====== DATA SECTION ======
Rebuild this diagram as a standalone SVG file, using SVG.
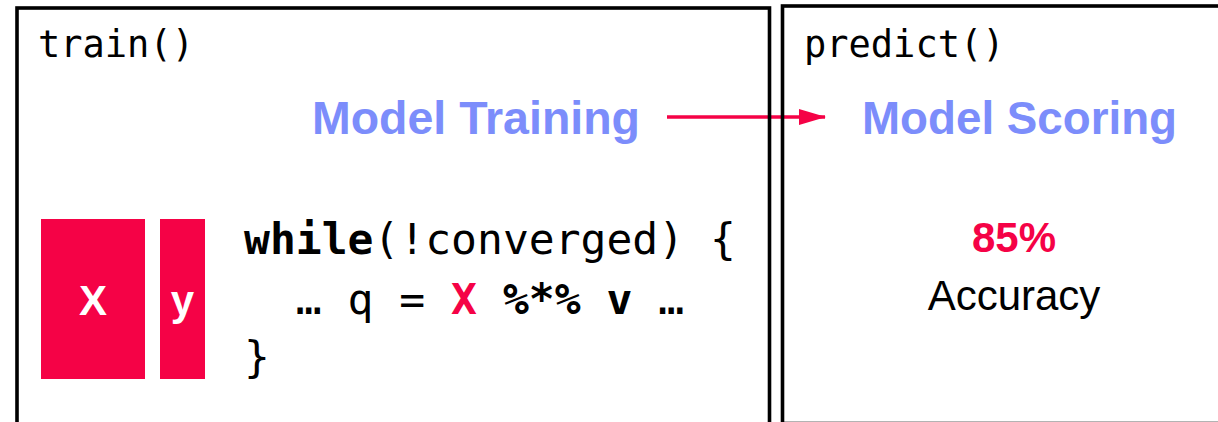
<svg xmlns="http://www.w3.org/2000/svg" width="1218" height="422" viewBox="0 0 1218 422">
<style>
.box{fill:none;stroke:#000;stroke-width:3.6}
.mono{font-family:"DejaVu Sans Mono","Liberation Mono",monospace;fill:#000}
.title{font-family:"Liberation Sans",Arial,sans-serif;font-weight:bold;font-size:46px;fill:#7C8DFB;text-anchor:middle}
.red{fill:#F50246}
.b{font-weight:bold}
.lbl{font-family:"Liberation Sans",Arial,sans-serif;font-weight:bold;font-size:42px;fill:#fff;text-anchor:middle}
</style>
<defs>
<marker id="ah" markerUnits="userSpaceOnUse" markerWidth="27" markerHeight="16" refX="26" refY="8" orient="auto">
<path d="M0,0 L27,8 L0,16 Z" fill="#F50246"/>
</marker>
</defs>
<rect width="1218" height="422" fill="#fff"/>
<g id="connectors">
<line x1="667" y1="117" x2="825" y2="117" stroke="#F50246" stroke-width="3.6" marker-end="url(#ah)"/>
</g>
<g id="train">
<rect class="box" x="17" y="8" width="752.5" height="416.5"/>
<text class="mono" x="38" y="57" font-size="37">train()</text>
<text class="title" x="476" y="134" textLength="328" lengthAdjust="spacingAndGlyphs">Model Training</text>
</g>
<g id="X">
<rect class="red" x="41" y="219" width="104" height="160"/>
<text class="lbl" x="93" y="315">X</text>
</g>
<g id="y">
<rect class="red" x="160" y="219" width="45" height="160"/>
<text class="lbl" x="182.5" y="315">y</text>
</g>
<g id="code" class="mono" font-size="43">
<text x="244" y="254" xml:space="preserve"><tspan class="b">while</tspan>(!converged) {</text>
<text x="244" y="314" xml:space="preserve">  … q = <tspan class="b red">X</tspan> <tspan class="b">%*% v</tspan> …</text>
<text x="244" y="372">}</text>
</g>
<g id="predict">
<rect class="box" x="782.5" y="6" width="440" height="417.5"/>
<text class="mono" x="804" y="57" font-size="37">predict()</text>
<text class="title" x="1019.5" y="134" textLength="315" lengthAdjust="spacingAndGlyphs">Model Scoring</text>
<text x="1014" y="252" font-family="Liberation Sans, Arial, sans-serif" font-weight="bold" font-size="42" fill="#F50246" text-anchor="middle">85%</text>
<text x="1014" y="310" font-family="Liberation Sans, Arial, sans-serif" font-size="42" fill="#000" text-anchor="middle">Accuracy</text>
</g>
</svg>
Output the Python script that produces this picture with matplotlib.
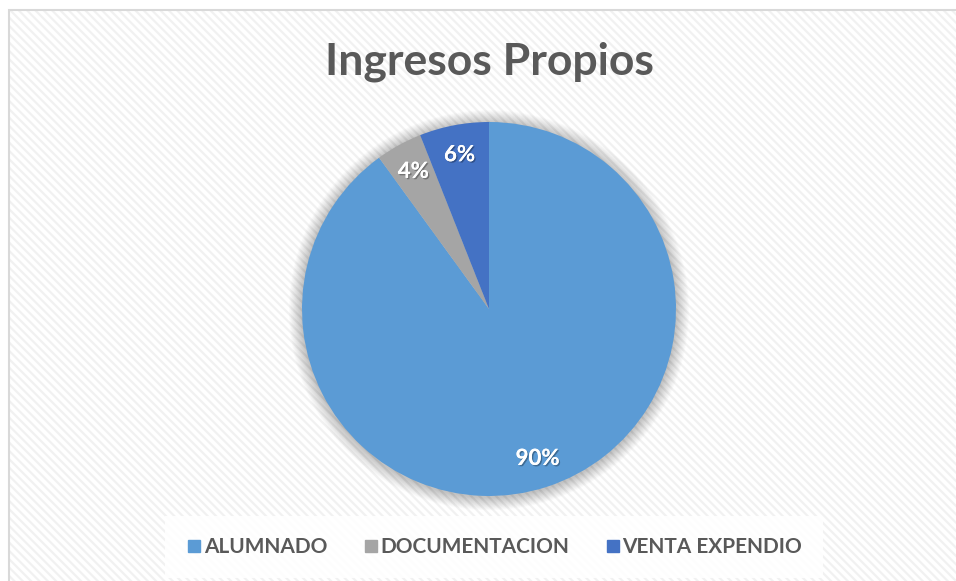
======
Make an exact copy of all entries above, dropping the images.

TASK SOLUTION
Rebuild this diagram as a standalone SVG file, using SVG.
<svg xmlns="http://www.w3.org/2000/svg" width="1218" height="422" viewBox="0 0 1218 422">
<style>
.box{fill:none;stroke:#000;stroke-width:3.6}
.mono{font-family:"DejaVu Sans Mono","Liberation Mono",monospace;fill:#000}
.title{font-family:"Liberation Sans",Arial,sans-serif;font-weight:bold;font-size:46px;fill:#7C8DFB;text-anchor:middle}
.red{fill:#F50246}
.b{font-weight:bold}
.lbl{font-family:"Liberation Sans",Arial,sans-serif;font-weight:bold;font-size:42px;fill:#fff;text-anchor:middle}
</style>
<defs>
<marker id="ah" markerUnits="userSpaceOnUse" markerWidth="27" markerHeight="16" refX="26" refY="8" orient="auto">
<path d="M0,0 L27,8 L0,16 Z" fill="#F50246"/>
</marker>
</defs>
<rect width="1218" height="422" fill="#fff"/>
<g id="connectors">
<line x1="667" y1="117" x2="825" y2="117" stroke="#F50246" stroke-width="3.6" marker-end="url(#ah)"/>
</g>
<g id="train">
<rect class="box" x="17" y="8" width="752.5" height="416.5"/>
<text class="mono" x="38" y="57" font-size="37">train()</text>
<text class="title" x="476" y="134" textLength="328" lengthAdjust="spacingAndGlyphs">Model Training</text>
</g>
<g id="X">
<rect class="red" x="41" y="219" width="104" height="160"/>
<text class="lbl" x="93" y="315">X</text>
</g>
<g id="y">
<rect class="red" x="160" y="219" width="45" height="160"/>
<text class="lbl" x="182.5" y="315">y</text>
</g>
<g id="code" class="mono" font-size="43">
<text x="244" y="254" xml:space="preserve"><tspan class="b">while</tspan>(!converged) {</text>
<text x="244" y="314" xml:space="preserve">  … q = <tspan class="b red">X</tspan> <tspan class="b">%*% v</tspan> …</text>
<text x="244" y="372">}</text>
</g>
<g id="predict">
<rect class="box" x="782.5" y="6" width="440" height="417.5"/>
<text class="mono" x="804" y="57" font-size="37">predict()</text>
<text class="title" x="1019.5" y="134" textLength="315" lengthAdjust="spacingAndGlyphs">Model Scoring</text>
<text x="1014" y="252" font-family="Liberation Sans, Arial, sans-serif" font-weight="bold" font-size="42" fill="#F50246" text-anchor="middle">85%</text>
<text x="1014" y="310" font-family="Liberation Sans, Arial, sans-serif" font-size="42" fill="#000" text-anchor="middle">Accuracy</text>
</g>
</svg>
Output the Python script that produces this picture with matplotlib.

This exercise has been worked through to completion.